In that line about Pujols, shouldn’t it read:

He hit .329/.403/.610 as a “21-year-old”.

Kenny
Guest
Kenny

If he lied about his age and was dominating a minor league level where it appeared he was crushing opponents that were 2-3 years older than him but that wasn’t the case, that would be one thing.

But he came into the major leagues and dominated people where your age doesn’t matter as much as your talent. What did he have to gain by lying about his age?

Bill@TDS
Guest

Neither is correct, because ages should not be hyphenated. It should read:
He hit .329/.403/.610 as a 21 year old.
“21-year-old” is an adjective. As in, we ordered a bottle of 21-year-old wine.

…sorry.
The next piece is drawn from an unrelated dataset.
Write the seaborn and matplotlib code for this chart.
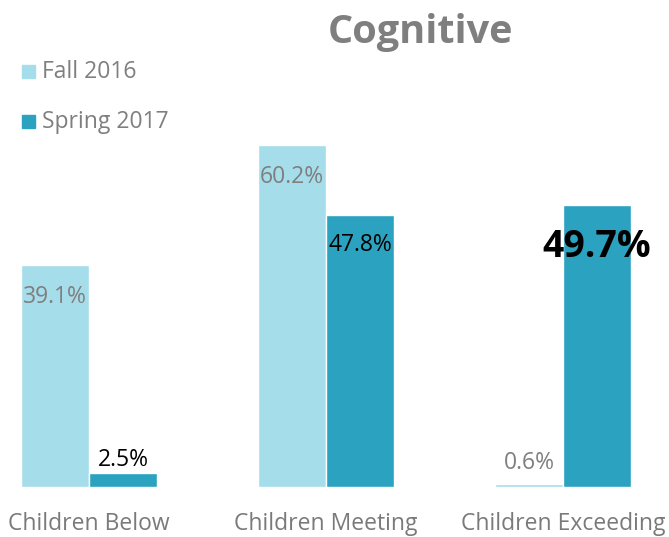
import matplotlib
matplotlib.use("Agg")
import matplotlib.pyplot as plt
import seaborn as sns
import pandas as pd

categories = ["Children Below", "Children Meeting", "Children Exceeding"]
series = ["Fall 2016", "Spring 2017"]
fall_values = [39.1, 60.2, 0.6]
spring_values = [2.5, 47.8, 49.7]
title = "Cognitive"

df = pd.DataFrame({
    "category": categories * 2,
    "series": [series[0]] * 3 + [series[1]] * 3,
    "value": fall_values + spring_values,
})

sns.set_theme(style="white")
plt.rcParams["font.family"] = ["Open Sans", "DejaVu Sans"]

light = "#A6DDEA"
dark = "#2BA2BF"
grey = "#7F7F7F"
fs = 16.5

fig = plt.figure(figsize=(6.69, 5.37), dpi=100)
ax = fig.add_axes([0, 1 - 487 / 537, 1, 487 / 537])
sns.barplot(data=df, x="category", y="value", hue="series", order=categories,
            hue_order=series, palette=[light, dark], width=0.574, gap=0,
            saturation=1, legend=False, ax=ax)

ax.set_xlim(-89 / 237, (669 - 89) / 237)
ax.set_ylim(0, 487 / 5.68)
for s in ax.spines.values():
    s.set_visible(False)
ax.set_yticks([])
ax.set_xlabel("")
ax.set_ylabel("")
ax.tick_params(axis="x", length=0, pad=18, labelsize=fs, labelcolor="#7A7A7A")

bw = 0.287
for i, v in enumerate(fall_values):
    x = i - bw / 2
    off = -32 if v > 10 else 21
    ax.annotate(f"{v}%", (x, v), xytext=(0, off), textcoords="offset pixels",
                ha="center", va="center", fontsize=fs, color=grey)
for i, v in enumerate(spring_values):
    x = i + bw / 2
    if i == 2:
        ax.annotate(f"{v}%", (x, v), xytext=(0, -42), textcoords="offset pixels",
                    ha="center", va="center", fontsize=27, fontweight="bold", color="black")
    else:
        off = -30 if v > 10 else 13
        ax.annotate(f"{v}%", (x, v), xytext=(0, off), textcoords="offset pixels",
                    ha="center", va="center", fontsize=fs, color="black")

fig.text(421 / 669, 1 - 32 / 537, title, ha="center", va="center",
         fontsize=28.5, fontweight="bold", color=grey)

# legend
for j, (lab, col) in enumerate(zip(series, [light, dark])):
    yc = 1 - (72 + 50 * j) / 537
    fig.patches.append(plt.Rectangle((22 / 669, yc - 6.5 / 537), 13 / 669, 13 / 537,
                                     transform=fig.transFigure, color=col))
    fig.text(42 / 669, yc, lab, ha="left", va="center", fontsize=fs, color=grey)

fig.savefig("out.png", dpi=100)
I’m with Dave and David. At this point, Pujols is as old as he says he is unless there’s convincing evidence to the contrary.

Tom
Guest
Tom

If we are skeptical about most batters in the so-called “steroid era” why wouldn’t we do the same for the birthdates of non-USA born players? Just like steroids there is too much incentive for players to lie about their birthdate.

Teneleven
Guest
Teneleven

Chicago 7.90 — Ages are hyphenated in both noun and adjective forms.

But I agree with Dave, too. The convincing part of Pujols’ age for me is that the rest of his career isn’t some age-curve outlier. His peak wOBAs at age 26, 28, and 29? If he was lying about his age wouldn’t those have happened much earlier?

Bill@TDS
Guest

Huh. The hyphen comment was mostly tongue-in-cheek, but I’m surprised by that. Everything else I’ve ever seen has said no hyphens (and actually I think my adjective comment was wrong, you just never use the hyphens; the example I was thinking of was the “21 year-old” variation, which really means 21 things, each one year old).
But anyway. Tom, you’re starting the assumption that “we are skeptical about most batters in the so-called ‘steroid era.'” When I could care less.
Anyway, as has been pointed out elsewhere here, Pujols has less incentive than most to lie about his age. I just think he would’ve been found out by now if he were lying.